Information supplied>

+ + +

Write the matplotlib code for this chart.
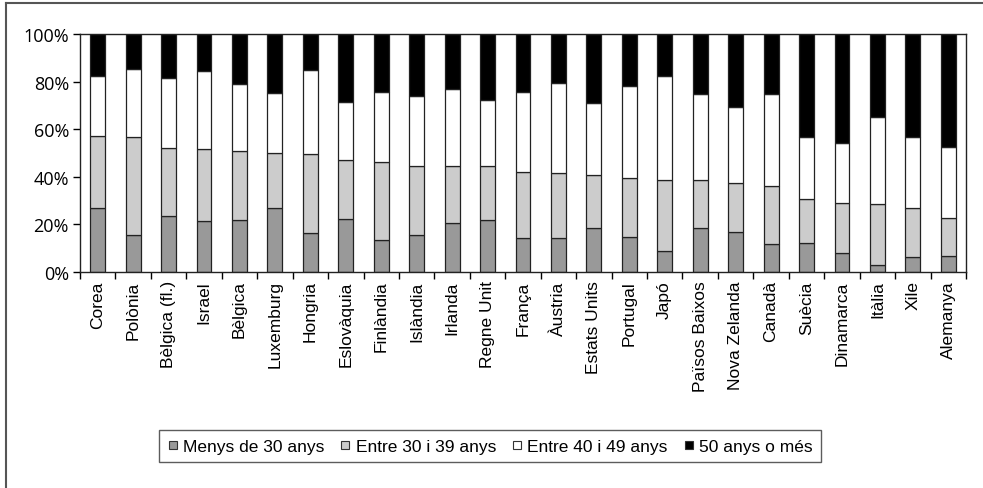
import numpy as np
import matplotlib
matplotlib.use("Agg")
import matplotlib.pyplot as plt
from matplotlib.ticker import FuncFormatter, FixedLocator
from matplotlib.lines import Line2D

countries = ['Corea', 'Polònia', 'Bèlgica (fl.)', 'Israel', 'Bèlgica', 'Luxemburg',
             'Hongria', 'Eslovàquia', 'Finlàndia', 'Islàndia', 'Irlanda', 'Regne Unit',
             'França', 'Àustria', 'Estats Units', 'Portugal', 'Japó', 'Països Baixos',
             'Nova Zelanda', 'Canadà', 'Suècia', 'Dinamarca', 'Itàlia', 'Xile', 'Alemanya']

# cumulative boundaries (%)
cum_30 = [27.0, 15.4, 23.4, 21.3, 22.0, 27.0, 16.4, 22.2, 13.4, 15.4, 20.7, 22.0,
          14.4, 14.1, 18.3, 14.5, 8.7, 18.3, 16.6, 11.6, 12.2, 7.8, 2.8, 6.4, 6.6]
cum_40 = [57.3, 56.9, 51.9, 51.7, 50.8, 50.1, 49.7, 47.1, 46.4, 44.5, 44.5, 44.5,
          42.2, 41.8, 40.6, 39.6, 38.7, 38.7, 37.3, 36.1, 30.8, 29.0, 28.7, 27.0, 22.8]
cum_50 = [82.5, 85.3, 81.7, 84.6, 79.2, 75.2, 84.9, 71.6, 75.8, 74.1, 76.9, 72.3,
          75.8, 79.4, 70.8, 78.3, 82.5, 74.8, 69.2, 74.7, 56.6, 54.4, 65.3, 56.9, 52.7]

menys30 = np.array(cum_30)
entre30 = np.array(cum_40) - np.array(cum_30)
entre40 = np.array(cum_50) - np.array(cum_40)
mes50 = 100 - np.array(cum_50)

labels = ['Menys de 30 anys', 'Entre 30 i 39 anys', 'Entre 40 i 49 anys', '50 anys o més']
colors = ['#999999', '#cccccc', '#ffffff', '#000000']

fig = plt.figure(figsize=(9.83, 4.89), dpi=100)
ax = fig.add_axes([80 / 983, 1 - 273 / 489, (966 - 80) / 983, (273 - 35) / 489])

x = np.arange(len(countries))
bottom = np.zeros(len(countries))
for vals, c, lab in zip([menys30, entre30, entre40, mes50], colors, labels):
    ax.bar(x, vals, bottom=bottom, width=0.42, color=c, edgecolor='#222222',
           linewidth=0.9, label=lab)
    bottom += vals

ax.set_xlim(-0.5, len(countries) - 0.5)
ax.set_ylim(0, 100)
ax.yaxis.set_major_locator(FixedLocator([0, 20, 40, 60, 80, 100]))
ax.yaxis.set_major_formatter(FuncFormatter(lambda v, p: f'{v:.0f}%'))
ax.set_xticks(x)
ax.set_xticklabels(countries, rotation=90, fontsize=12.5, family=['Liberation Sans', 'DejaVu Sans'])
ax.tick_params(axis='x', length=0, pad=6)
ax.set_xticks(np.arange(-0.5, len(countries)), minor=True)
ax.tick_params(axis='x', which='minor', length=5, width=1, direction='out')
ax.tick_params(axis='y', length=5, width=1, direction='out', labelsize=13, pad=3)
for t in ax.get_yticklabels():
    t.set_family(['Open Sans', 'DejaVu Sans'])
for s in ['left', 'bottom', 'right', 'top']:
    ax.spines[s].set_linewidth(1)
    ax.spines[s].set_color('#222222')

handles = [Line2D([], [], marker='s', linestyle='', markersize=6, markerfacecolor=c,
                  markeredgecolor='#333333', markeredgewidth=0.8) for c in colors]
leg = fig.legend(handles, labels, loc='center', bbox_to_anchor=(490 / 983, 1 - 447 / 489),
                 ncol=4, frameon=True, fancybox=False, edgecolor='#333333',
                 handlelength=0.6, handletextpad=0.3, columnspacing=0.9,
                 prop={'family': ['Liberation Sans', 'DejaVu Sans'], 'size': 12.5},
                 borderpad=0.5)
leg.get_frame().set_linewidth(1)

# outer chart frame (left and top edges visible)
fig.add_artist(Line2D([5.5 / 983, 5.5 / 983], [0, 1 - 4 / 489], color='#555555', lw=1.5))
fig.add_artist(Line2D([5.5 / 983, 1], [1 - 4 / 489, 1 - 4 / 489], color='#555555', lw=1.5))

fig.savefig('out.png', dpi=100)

+ + +

Instruction> Which lines hold the string "matplotlib"? List them all.

Response to the task>
Write the matplotlib code for this chart.
import matplotlib
matplotlib.use("Agg")
import matplotlib.pyplot as plt
from matplotlib.ticker import FuncFormatter, FixedLocator
from matplotlib.lines import Line2D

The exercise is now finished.